I’d taken on a part-time position with a local museum which I’d taken specifically for the hours when my husband would be home with our three kids. And while I actually enjoyed the work, I also missed out on a lot – my daughter’s last year of competing at nationals for climbing as well as weekend camping trips, family suppers, and just hanging out in the back yard with the kids on a warm Saturday night.
But the moment that pushed me over the edge was when I arrived home at 3 AM on a Saturday night. I tried to open our garage door but met resistance. Pushing a little more firmly, I realized I was actually scooting my youngest son across the tile of our foyer. At some point after being tucked into bed, our youngest woke up. He did the only thing a little boy missing his mother knew to do – wait at the very spot he knew I’d return. And so he waited on the cold tile until he finally fell asleep.
I picked my son up and carried him back to his bad, pulling up the covers up and kissing his forehead. I sat at the edge of his bed for a few moments, tears welling up as his little hand gripped tightly around my finger. And in that moment I knew that no job was worth doing this to my son.
Within the month I’d resigned my position and metamorphosed from stay-at-home mom to founder of a tech company. Not that being an entrepreneur eradicated Mommy Guilt. It didn’t. But it did mean I decided what I was going to feel guilty about, because I was the one choosing the trade-offs of what I’d miss to give time to something else.

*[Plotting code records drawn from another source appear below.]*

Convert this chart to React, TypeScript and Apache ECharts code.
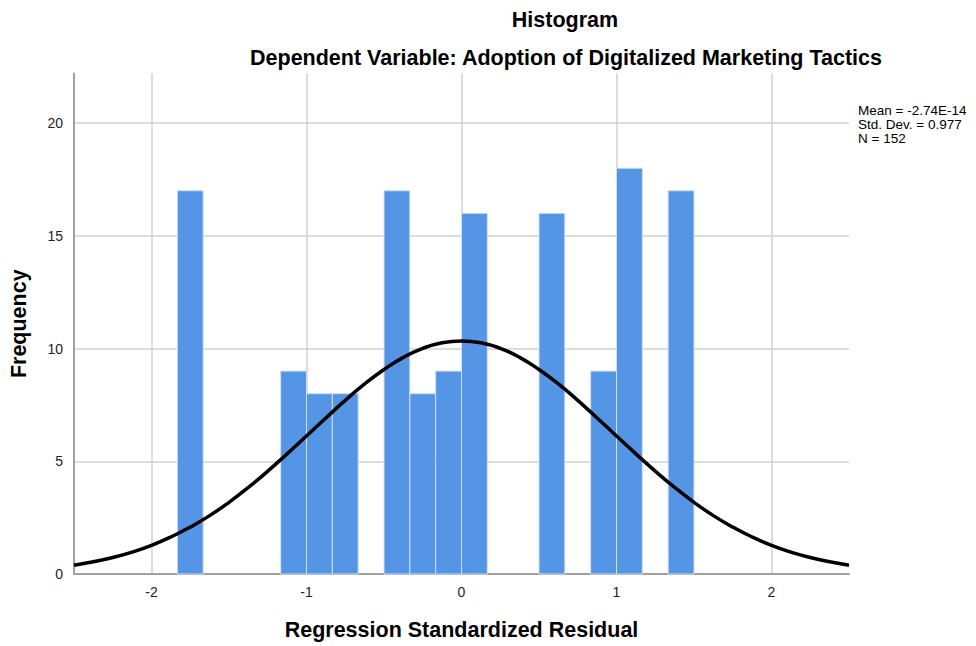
import React, { useEffect, useRef } from "react";
import * as echarts from "echarts";

// Histogram bins: [start, end] in residual units (bin width 1/6), with frequencies
const binStarts = [-11 / 6, -7 / 6, -1, -5 / 6, -3 / 6, -2 / 6, -1 / 6, 0, 3 / 6, 5 / 6, 1, 8 / 6];
const binEnds = [-10 / 6, -1, -5 / 6, -4 / 6, -2 / 6, -1 / 6, 0, 1 / 6, 4 / 6, 1, 7 / 6, 9 / 6];
const frequencies = [17, 9, 8, 8, 17, 8, 9, 16, 16, 9, 18, 17];

// Normal curve points
const curveX = [
  -2.5, -2.375, -2.25, -2.125, -2.0, -1.875, -1.75, -1.625, -1.5, -1.375, -1.25, -1.125, -1.0,
  -0.875, -0.75, -0.625, -0.5, -0.375, -0.25, -0.125, 0, 0.125, 0.25, 0.375, 0.5, 0.625, 0.75,
  0.875, 1.0, 1.125, 1.25, 1.375, 1.5, 1.625, 1.75, 1.875, 2.0, 2.125, 2.25, 2.375, 2.5,
];
const curveY = [
  0.39, 0.54, 0.73, 0.97, 1.27, 1.64, 2.08, 2.59, 3.18, 3.84, 4.56, 5.33, 6.12, 6.92, 7.7, 8.43,
  9.07, 9.61, 10.01, 10.26, 10.34, 10.26, 10.01, 9.61, 9.07, 8.43, 7.7, 6.92, 6.12, 5.33, 4.56,
  3.84, 3.18, 2.59, 2.08, 1.64, 1.27, 0.97, 0.73, 0.54, 0.39,
];

const xTickLabels = ["-2", "-1", "0", "1", "2"];
const yTickLabels = ["0", "5", "10", "15", "20"];
const statsLines = ["Mean = -2.74E-14", "Std. Dev. = 0.977", "N = 152"];

const titleText = "Histogram";
const subtitleText = "Dependent Variable: Adoption of Digitalized Marketing Tactics";
const xName = "Regression Standardized Residual";
const yName = "Frequency";

export default function App() {
  const ref = useRef<HTMLDivElement>(null);
  useEffect(() => {
    if (!ref.current) return;
    const chart = echarts.init(ref.current, null, { renderer: "svg" });
    const font = "Liberation Sans, Arial, sans-serif";
    const barData = frequencies.map((f, i) => [binStarts[i], binEnds[i], f]);
    const lineData = curveX.map((x, i) => [x, curveY[i]]);
    const bigText = { fontSize: 21.5, fontWeight: "bold", color: "#000", fontFamily: font };
    chart.setOption({
      animation: false,
      backgroundColor: "#ffffff",
      textStyle: { fontFamily: font },
      title: [
        { text: titleText, left: 560, top: 4, textAlign: "center", textStyle: bigText },
        { text: subtitleText, left: 561, top: 42, textAlign: "center", textStyle: bigText },
      ],
      grid: { left: 74, right: 127, top: 73.5, bottom: 69, containLabel: false },
      xAxis: {
        type: "value",
        min: -2.5,
        max: 2.5,
        interval: 0.5,
        name: xName,
        nameLocation: "middle",
        nameGap: 45,
        nameTextStyle: bigText,
        axisLine: { show: true, onZero: false, lineStyle: { color: "#a0a0a0", width: 2 } },
        axisTick: { show: false },
        axisLabel: {
          color: "#222",
          fontSize: 14,
          margin: 11,
          showMinLabel: false,
          showMaxLabel: false,
          formatter: (v: number) => {
            const s = String(Math.round(v));
            return Math.abs(v - Math.round(v)) < 1e-6 && xTickLabels.includes(s) ? s : "";
          },
        },
        splitLine: {
          show: true,
          lineStyle: { color: ["rgba(0,0,0,0)", "#d0d0d0"], width: 1.5 },
        },
      },
      yAxis: {
        type: "value",
        min: 0,
        max: 22.2,
        interval: 5,
        name: yName,
        nameLocation: "middle",
        nameGap: 44,
        nameRotate: 90,
        nameTextStyle: bigText,
        axisLine: { show: true, onZero: false, lineStyle: { color: "#a0a0a0", width: 2 } },
        axisTick: { show: false },
        axisLabel: {
          color: "#222",
          fontSize: 14,
          margin: 11,
          showMaxLabel: false,
          formatter: (v: number) => (yTickLabels.includes(String(v)) ? String(v) : ""),
        },
        splitLine: {
          show: true,
          showMinLine: false,
          showMaxLine: false,
          lineStyle: { color: "#d0d0d0", width: 1.5 },
        },
      },
      graphic: statsLines.map((t, i) => ({
        type: "text",
        left: 858,
        top: 103 + i * 14,
        style: { text: t, fontSize: 13.5, lineHeight: 14, fill: "#000", fontFamily: font },
      })),
      series: [
        {
          type: "custom",
          data: barData,
          encode: { x: [0, 1], y: 2 },
          renderItem: (params: any, api: any) => {
            const p0 = api.coord([api.value(0), api.value(2)]);
            const p1 = api.coord([api.value(1), 0]);
            return {
              type: "rect",
              shape: { x: p0[0], y: p0[1], width: p1[0] - p0[0], height: p1[1] - p0[1] },
              style: { fill: "#5595e5", stroke: "#cfe0f7", lineWidth: 1 },
            };
          },
          z: 2,
        },
        {
          type: "line",
          data: lineData,
          smooth: true,
          showSymbol: false,
          symbol: "none",
          lineStyle: { color: "#000", width: 3.5 },
          z: 3,
        },
      ],
    });
    return () => chart.dispose();
  }, []);
  return <div ref={ref} style={{ width: 976, height: 646, position: "absolute", left: 0, top: 0 }} />;
}
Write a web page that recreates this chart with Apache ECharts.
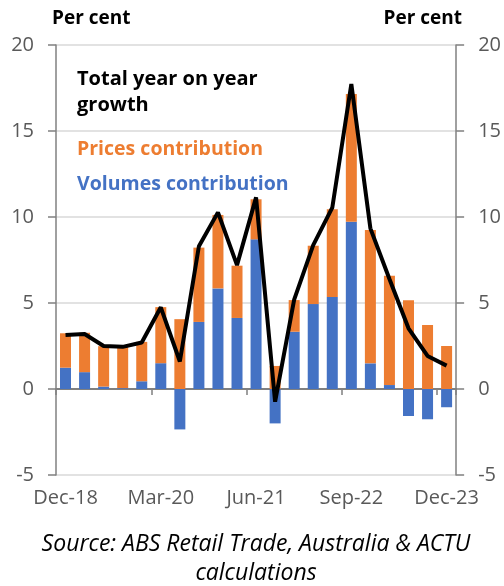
<!DOCTYPE html>
<html>
<head>
<meta charset="utf-8">
<script src="https://cdn.jsdelivr.net/npm/echarts@6/dist/echarts.min.js"></script>
<style>
  html, body { margin: 0; padding: 0; background: #fff; }
  #main { width: 504px; height: 586px; }
</style>
</head>
<body>
<div id="main"></div>
<script>
// quarters Dec-18 .. Dec-23
var quarters = ['Dec-18', 'Mar-19', 'Jun-19', 'Sep-19', 'Dec-19', 'Mar-20', 'Jun-20', 'Sep-20', 'Dec-20', 'Mar-21',
  'Jun-21', 'Sep-21', 'Dec-21', 'Mar-22', 'Jun-22', 'Sep-22', 'Dec-22', 'Mar-23', 'Jun-23', 'Sep-23', 'Dec-23'];
var volumes = [1.24, 0.98, 0.14, 0.05, 0.45, 1.5, -2.35, 3.9, 5.85, 4.13, 8.7, -2.0, 3.33, 4.94, 5.35, 9.73, 1.49, 0.23, -1.57, -1.76, -1.06];
var prices = [2.0, 2.29, 2.35, 2.4, 2.29, 3.26, 4.06, 4.32, 4.27, 3.04, 2.33, 1.34, 1.84, 3.39, 5.1, 7.42, 7.75, 6.36, 5.16, 3.72, 2.5];
var totalGrowth = [3.14, 3.2, 2.5, 2.45, 2.7, 4.75, 1.6, 8.3, 10.27, 7.2, 11.14, -0.74, 5.2, 8.37, 10.54, 17.73, 9.34, 6.4, 3.53, 1.92, 1.36];

var chart = echarts.init(document.getElementById('main'), null, { renderer: 'canvas' });

var font = 'Open Sans, Liberation Sans, sans-serif';
var gray = '#808080';

function yAxis(pos) {
  return {
    type: 'value', position: pos, min: -5, max: 20, interval: 5,
    axisLine: { show: true, lineStyle: { color: gray, width: 1.5 } },
    axisTick: { show: true, length: 8, lineStyle: { color: gray, width: 1.5 } },
    axisLabel: { color: '#595959', fontSize: 20, fontFamily: font, margin: 22 },
    splitLine: { show: pos === 'left', lineStyle: { color: '#d9d9d9', width: 1.5 } }
  };
}

var option = {
  backgroundColor: '#ffffff',
  animation: false,
  grid: { left: 56, right: 47, top: 45, bottom: 111 },
  xAxis: [{
    type: 'category', data: quarters, boundaryGap: true,
    axisLine: { onZero: true, lineStyle: { color: gray, width: 2 } },
    axisTick: { show: true, interval: 4, length: 6, lineStyle: { color: gray, width: 1.5 } },
    axisLabel: { show: false }
  }, {
    type: 'category', data: quarters, boundaryGap: true, position: 'bottom',
    axisLine: { show: false }, axisTick: { show: false },
    axisLabel: { interval: 4, color: '#595959', fontSize: 20, fontFamily: font, margin: 13 }
  }],
  yAxis: [yAxis('left'), yAxis('right')],
  series: [{
    name: 'Volumes contribution', type: 'bar', stack: 'c', data: volumes,
    barWidth: 11, itemStyle: { color: '#4472C4' }
  }, {
    name: 'Prices contribution', type: 'bar', stack: 'c', data: prices,
    barWidth: 11, itemStyle: { color: '#ED7D31' }
  }, {
    name: 'Total year on year growth', type: 'line', data: totalGrowth,
    showSymbol: false, symbol: 'none', z: 5,
    lineStyle: { color: '#000', width: 4 }
  }],
  graphic: [
    { type: 'text', left: 52, top: 9, style: { text: 'Per cent', font: 'bold 19px ' + font, fill: '#000' } },
    { type: 'text', right: 42, top: 9, style: { text: 'Per cent', font: 'bold 19px ' + font, fill: '#000' } },
    { type: 'text', left: 77, top: 66, style: { text: 'Total year on year\ngrowth', font: 'bold 20px ' + font, fill: '#000', lineHeight: 26 } },
    { type: 'text', left: 77, top: 139, style: { text: 'Prices contribution', font: 'bold 19.5px ' + font, fill: '#ED7D31' } },
    { type: 'text', left: 77, top: 174, style: { text: 'Volumes contribution', font: 'bold 19.5px ' + font, fill: '#4472C4' } },
    { type: 'text', x: 256, y: 530, style: { text: 'Source: ABS Retail Trade, Australia & ACTU\ncalculations', font: 'italic 23px ' + font, fill: '#000', align: 'center', lineHeight: 29 } }
  ]
};

chart.setOption(option);
</script>
</body>
</html>
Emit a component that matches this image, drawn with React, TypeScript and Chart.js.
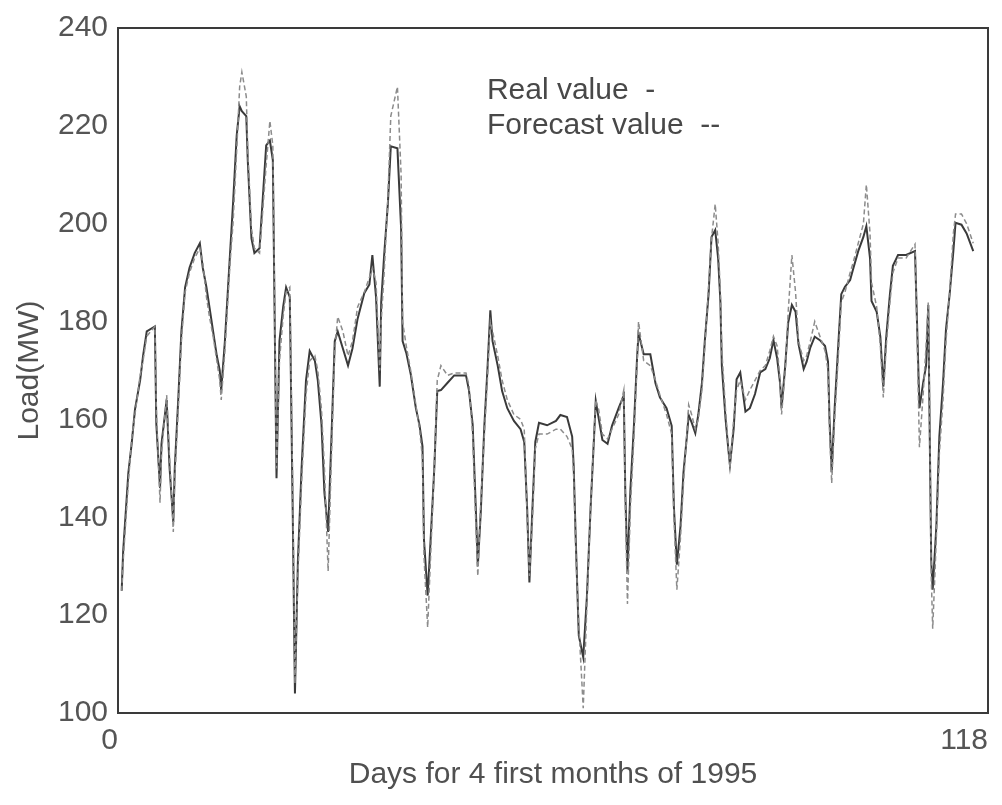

There are times now that I am definitely judged as being that mom – the one who ends up parenting her kid via cell phone while boarding a plane, who is rarely available to volunteer for anything during or after school, and the one who has more than once sent her kid off to school with a still-damp uniform after forgetting it was needed for a game after school. I’m the mom who celebrates my kid’s somewhat crappy-looking science fair entry while happily ignoring the silent condemnation of his classmates’ parents who see my hands-off approach as unsupportive. Truth is I have no desire to see if my participation in his project will earn him an A. It’s his learning experience, and if I’m judged as the mom who doesn’t help her kid with his projects, I’m ok with that. I’ve made peace with being that mom.
But I’m finished with feeling guilty. Or, at least, I’m finished letting anyone else decide what should make me feel guilty. If I blow off one of my kids or ignore them when they really need me, and I do it because I am far too immersed in my own thoughts to be present and listen, I should feel guilty about that. It is a poor choice that leaves me as inaccessible as if I wasn’t there. If I don’t parent by making my children accountable for immoral, inconsiderate, unkind, or dishonest behavior, if I don’t provide comfort and perspective when my children are wounded by life, or if I’m not accessible for the average, ordinary conversations that are actually the courage-building moments when one of my children might share one of those big issues that they’re carrying deep inside – if I am not available to be that parent, I should feel guilty.
But I’m finished feeling guilty for being gone on travel and not available at a moment’s notice to help one of my children get out of a momentary problem. Yes, I’m unavailable. But, no, it’s not the end of the world. And more often than not, it simply results in the learning moment where my kid discovers they have the inner resilience and resources to manage the issue for themselves.
I’m finished feeling guilty for not being there every morning to cook breakfast. Guess what? Cooking skills are empowering. When my teenage kid discovers he can forage in the pantry and make something to eat without setting the toaster on fire – that isn’t neglect – that’s fostering independence.
And I’m finished feeling guilty for not being invincible. There are days I’m barely treading water because of the overwhelming amount of responsibility that I have on my plate, and allowing my children to witness my own moments of weakness, vulnerability, and fear – that is a gift I am giving them. When they witness the same raw emotions coming from me which often hold the same power to derail their own pursuit of goals and dreams – and when they see me get beyond those momentary emotions to move forward – I am sharing with them the honesty of the journey, the reality of the pain and emotional toll that is taken from each of us if we are to grow to meet the challenges along the journey. I refuse to feel guilty for sharing that with my children.
The truth is that I absolutely love what I do now. I love our company, our vision, the problems we are helping others solve because of what we’ve built. I love the dynamics, talent and energy of our team. And I love the opportunities that have arisen along the journey – the chance to build rewarding friendships, the opportunity to launch an organization with a dear friend which is focused on empowering other women, and the privilege of being inspired by others who are pursuing their own dreams. I also love being a mother, even if the mother I am today isn’t what I imagined. I’ve made peace with the messiness of it all, because it is the mess of it all, the ebb and flow of blending all of these roles together into one reality which has helped me finally feel at peace with who I am.